HANOI (Reuters) – A court in Vietnam has upheld a death sentence for real estate tycoon Truong My Lan after rejecting her appeal against a conviction for embezzlement and bribery in a high-profile $12 billion fraud case.
Lan, the chairwoman of real estate developer Van Thinh Phat Holdings Group, was sentenced to death in April for her role in what was Vietnam’s biggest financial fraud case on record. The High People’s Court in southern Ho Chi Minh City determined that there was no basis to reduce Lan’s death sentence.
If Lan is able to return three-quarters of the money embezzled while on death row, it is possible that the sentence could be commuted to life imprisonment.
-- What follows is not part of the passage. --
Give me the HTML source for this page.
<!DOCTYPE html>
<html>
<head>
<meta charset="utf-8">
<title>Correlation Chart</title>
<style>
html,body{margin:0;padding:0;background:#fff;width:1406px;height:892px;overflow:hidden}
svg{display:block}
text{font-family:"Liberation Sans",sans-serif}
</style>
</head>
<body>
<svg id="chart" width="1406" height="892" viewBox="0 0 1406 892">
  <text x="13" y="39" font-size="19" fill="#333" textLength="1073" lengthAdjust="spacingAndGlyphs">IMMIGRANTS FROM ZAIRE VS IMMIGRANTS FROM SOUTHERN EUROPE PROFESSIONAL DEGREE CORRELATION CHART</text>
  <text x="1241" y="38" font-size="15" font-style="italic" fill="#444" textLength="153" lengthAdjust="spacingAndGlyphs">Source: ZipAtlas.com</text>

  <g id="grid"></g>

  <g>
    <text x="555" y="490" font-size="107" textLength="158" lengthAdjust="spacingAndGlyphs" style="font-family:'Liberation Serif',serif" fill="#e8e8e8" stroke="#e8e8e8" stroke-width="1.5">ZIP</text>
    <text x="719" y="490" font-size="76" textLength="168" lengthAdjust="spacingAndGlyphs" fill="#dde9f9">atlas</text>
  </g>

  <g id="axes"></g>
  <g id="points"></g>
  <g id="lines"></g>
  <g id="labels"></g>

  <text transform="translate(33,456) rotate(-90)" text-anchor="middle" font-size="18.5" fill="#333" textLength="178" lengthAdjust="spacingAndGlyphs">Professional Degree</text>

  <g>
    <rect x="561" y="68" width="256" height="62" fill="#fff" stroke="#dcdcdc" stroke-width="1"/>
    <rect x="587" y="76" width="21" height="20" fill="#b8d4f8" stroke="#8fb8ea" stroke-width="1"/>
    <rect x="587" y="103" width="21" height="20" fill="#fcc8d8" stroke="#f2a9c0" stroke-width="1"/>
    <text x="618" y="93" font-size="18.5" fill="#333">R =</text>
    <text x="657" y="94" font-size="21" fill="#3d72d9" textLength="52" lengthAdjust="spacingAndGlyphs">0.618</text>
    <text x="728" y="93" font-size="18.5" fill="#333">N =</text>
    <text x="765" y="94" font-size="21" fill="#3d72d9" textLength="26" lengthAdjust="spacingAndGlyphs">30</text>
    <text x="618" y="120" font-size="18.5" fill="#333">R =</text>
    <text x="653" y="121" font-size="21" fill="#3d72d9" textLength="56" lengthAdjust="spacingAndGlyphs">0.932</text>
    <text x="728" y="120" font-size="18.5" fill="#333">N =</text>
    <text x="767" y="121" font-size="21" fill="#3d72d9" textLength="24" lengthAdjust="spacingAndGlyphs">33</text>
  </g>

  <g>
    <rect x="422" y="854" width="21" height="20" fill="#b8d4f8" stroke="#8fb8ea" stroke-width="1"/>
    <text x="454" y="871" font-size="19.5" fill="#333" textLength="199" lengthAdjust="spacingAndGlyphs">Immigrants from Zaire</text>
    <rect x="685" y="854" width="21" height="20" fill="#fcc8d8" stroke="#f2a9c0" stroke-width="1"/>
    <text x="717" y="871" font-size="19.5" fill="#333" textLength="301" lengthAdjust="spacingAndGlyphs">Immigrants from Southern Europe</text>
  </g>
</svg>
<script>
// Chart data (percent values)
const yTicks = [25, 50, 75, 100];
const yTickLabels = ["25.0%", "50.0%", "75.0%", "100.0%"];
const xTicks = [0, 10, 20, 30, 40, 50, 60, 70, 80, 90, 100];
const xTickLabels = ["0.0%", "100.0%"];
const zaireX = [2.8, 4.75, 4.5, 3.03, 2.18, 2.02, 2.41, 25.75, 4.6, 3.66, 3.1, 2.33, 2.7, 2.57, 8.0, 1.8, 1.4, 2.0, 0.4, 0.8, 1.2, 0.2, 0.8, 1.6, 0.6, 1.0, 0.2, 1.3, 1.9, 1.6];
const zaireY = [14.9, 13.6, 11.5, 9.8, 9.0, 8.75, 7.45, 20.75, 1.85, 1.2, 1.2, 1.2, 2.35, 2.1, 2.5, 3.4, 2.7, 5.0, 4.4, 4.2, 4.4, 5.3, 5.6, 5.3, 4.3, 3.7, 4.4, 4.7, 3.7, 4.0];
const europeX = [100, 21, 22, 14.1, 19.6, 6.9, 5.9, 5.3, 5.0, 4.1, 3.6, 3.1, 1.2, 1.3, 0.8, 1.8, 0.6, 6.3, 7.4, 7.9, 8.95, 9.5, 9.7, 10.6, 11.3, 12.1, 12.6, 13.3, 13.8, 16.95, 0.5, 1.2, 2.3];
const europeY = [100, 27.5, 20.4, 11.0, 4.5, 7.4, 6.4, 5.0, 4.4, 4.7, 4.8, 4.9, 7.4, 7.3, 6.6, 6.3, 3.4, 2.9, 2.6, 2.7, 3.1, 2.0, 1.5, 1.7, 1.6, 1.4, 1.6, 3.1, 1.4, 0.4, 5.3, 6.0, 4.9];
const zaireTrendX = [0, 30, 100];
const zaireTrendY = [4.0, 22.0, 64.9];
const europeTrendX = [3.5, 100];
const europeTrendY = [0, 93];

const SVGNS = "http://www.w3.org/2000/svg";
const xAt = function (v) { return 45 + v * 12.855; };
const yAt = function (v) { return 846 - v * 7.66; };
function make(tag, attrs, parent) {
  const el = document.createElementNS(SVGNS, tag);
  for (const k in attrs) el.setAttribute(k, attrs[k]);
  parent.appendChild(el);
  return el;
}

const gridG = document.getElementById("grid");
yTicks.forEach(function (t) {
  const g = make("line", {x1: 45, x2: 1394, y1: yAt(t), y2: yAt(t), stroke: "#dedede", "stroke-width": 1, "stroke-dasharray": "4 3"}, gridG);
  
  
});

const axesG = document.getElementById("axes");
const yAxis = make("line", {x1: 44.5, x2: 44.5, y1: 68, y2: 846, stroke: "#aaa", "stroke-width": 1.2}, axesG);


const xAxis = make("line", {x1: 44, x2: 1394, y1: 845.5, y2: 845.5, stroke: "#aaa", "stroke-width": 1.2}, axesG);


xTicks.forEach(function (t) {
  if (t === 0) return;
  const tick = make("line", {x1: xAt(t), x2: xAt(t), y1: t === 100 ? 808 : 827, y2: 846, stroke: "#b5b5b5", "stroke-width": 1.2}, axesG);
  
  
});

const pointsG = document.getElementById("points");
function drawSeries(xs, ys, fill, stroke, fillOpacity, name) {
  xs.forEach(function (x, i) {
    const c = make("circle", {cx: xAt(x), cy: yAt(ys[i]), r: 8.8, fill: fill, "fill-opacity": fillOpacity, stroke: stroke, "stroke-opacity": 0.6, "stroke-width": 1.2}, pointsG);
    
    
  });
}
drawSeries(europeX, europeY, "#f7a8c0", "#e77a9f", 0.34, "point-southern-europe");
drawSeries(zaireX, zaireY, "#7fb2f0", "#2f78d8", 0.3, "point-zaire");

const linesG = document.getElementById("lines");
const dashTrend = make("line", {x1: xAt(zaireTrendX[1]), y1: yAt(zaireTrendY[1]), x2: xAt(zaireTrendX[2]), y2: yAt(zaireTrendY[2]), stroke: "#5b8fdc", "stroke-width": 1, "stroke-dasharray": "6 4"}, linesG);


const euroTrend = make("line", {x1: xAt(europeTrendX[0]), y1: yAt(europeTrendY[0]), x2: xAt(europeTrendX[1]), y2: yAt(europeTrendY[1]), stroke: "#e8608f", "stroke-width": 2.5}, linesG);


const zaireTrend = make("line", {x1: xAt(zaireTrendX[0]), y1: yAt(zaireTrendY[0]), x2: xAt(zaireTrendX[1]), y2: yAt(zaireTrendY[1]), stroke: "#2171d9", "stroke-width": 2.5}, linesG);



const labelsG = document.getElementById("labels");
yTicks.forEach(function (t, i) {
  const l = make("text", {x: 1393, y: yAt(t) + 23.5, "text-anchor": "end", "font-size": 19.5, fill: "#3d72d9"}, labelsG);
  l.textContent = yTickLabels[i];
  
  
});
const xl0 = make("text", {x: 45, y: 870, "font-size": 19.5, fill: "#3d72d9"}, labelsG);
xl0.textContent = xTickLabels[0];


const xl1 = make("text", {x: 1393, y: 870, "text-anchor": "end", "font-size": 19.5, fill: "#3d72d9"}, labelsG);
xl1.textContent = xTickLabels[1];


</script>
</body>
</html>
She is one of the most famous business executives and state officials jailed in the communist country’s lengthy anti-graft campaign known as “Blazing Furnace”.
Lan’s lawyer argued that she had many mitigating circumstances, including having admitted guilt, showing remorse and paying back part of the amount of money embezzled. However, prosecutors said that was insufficient.
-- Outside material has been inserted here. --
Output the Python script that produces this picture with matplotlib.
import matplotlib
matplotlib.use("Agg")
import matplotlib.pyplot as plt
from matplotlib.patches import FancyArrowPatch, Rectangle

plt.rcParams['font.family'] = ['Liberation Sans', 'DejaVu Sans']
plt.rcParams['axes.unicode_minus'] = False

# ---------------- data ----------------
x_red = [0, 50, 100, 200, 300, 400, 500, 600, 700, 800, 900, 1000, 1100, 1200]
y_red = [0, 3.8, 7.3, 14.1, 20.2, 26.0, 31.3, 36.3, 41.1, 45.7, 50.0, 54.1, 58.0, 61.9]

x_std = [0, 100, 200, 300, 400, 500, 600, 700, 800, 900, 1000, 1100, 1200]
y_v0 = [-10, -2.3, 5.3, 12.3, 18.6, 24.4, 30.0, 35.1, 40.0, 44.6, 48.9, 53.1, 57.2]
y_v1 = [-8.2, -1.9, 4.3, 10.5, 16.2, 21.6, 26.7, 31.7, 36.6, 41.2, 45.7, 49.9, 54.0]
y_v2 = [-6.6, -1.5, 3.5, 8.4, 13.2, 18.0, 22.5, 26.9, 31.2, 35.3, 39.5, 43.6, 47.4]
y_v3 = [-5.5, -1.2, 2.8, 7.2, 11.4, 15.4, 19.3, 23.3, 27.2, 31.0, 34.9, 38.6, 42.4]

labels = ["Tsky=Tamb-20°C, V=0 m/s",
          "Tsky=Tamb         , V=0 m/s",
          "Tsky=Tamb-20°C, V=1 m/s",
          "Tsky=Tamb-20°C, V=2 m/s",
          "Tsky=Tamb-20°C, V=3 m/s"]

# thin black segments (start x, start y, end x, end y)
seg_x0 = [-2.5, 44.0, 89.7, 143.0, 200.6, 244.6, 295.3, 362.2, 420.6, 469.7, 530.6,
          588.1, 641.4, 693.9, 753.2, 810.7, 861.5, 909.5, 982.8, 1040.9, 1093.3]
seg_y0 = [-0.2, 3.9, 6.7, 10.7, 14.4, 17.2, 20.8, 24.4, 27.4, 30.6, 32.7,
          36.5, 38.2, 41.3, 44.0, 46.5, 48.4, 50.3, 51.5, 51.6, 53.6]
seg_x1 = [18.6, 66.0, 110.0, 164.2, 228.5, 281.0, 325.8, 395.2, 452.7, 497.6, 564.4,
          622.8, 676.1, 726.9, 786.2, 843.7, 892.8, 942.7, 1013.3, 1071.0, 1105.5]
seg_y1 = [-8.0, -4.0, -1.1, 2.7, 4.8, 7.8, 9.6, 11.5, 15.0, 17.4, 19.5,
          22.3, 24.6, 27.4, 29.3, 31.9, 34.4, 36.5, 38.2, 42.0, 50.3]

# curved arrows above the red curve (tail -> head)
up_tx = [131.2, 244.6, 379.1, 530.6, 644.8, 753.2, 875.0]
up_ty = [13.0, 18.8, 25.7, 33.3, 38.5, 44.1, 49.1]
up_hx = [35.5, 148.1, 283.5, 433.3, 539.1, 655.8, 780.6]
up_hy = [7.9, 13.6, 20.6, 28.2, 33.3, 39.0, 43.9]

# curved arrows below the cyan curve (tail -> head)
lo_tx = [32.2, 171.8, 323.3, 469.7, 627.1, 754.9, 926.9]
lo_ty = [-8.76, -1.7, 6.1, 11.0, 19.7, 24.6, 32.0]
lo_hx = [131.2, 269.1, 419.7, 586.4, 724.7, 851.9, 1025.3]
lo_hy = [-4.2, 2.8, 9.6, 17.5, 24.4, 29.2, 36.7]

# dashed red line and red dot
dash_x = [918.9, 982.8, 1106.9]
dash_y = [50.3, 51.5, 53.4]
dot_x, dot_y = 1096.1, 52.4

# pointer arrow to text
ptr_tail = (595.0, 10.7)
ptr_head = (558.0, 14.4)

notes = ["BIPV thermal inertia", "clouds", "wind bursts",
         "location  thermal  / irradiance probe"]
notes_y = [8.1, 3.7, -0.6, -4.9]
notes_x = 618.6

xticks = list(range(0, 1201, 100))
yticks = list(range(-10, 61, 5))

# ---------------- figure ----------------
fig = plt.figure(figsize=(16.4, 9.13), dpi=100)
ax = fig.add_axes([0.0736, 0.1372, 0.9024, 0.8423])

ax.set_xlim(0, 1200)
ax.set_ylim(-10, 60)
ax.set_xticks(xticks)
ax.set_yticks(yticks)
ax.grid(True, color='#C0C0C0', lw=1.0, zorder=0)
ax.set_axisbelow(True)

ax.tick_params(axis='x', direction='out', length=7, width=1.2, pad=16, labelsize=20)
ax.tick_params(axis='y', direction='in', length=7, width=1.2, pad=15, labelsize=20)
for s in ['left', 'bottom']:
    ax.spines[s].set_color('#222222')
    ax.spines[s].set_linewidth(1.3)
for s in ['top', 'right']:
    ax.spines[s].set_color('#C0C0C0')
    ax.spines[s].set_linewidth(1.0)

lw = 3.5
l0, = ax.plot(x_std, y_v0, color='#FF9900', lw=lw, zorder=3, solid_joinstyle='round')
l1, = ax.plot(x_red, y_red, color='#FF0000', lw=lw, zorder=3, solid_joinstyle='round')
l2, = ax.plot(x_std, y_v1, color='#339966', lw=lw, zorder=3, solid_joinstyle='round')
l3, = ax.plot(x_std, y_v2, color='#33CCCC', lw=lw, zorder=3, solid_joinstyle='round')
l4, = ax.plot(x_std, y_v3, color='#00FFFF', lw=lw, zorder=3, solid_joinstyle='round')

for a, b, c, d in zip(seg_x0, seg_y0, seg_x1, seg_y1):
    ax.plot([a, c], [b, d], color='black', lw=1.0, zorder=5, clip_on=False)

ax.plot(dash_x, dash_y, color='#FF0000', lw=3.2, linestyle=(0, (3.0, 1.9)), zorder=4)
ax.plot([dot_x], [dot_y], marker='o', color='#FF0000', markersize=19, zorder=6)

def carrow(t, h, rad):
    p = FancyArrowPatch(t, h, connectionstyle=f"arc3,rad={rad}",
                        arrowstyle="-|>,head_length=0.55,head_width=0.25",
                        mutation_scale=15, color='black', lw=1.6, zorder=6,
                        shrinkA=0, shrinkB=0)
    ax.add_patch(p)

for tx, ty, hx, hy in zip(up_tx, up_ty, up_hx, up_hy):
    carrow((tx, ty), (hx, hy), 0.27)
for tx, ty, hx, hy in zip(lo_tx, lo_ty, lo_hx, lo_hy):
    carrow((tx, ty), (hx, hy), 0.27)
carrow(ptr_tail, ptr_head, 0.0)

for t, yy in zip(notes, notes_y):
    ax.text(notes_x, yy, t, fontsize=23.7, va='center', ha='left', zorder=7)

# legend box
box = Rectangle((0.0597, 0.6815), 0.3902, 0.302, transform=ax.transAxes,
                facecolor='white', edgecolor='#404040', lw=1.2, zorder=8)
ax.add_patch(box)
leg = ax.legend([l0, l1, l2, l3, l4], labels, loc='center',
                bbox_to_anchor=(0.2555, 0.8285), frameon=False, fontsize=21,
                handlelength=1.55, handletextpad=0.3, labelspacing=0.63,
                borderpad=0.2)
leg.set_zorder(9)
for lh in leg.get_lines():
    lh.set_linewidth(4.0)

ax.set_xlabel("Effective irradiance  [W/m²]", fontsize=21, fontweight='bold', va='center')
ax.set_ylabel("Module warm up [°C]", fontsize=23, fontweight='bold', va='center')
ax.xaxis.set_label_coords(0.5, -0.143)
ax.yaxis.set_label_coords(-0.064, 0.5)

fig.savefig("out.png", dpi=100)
Lan still has the right to request a review under Vietnam’s cassation or retrial procedures. Her arrest in 2022 sparked a run on one of the country’s largest private banks by deposits, Saigon Joint Stock Commercial Bank, which was at the centre of the fraud and largely owned by Lan through her proxies.
Documents reviewed by Reuters showed Vietnam’s central bank had pumped $24 billion in “special loans” into SCB in an “unprecedented” rescue. Apart from the death sentence, Lan was handed a life sentence at a separate trial in October after being found guilty of obtaining property by fraud, money laundering and illegal cross-border money transfers.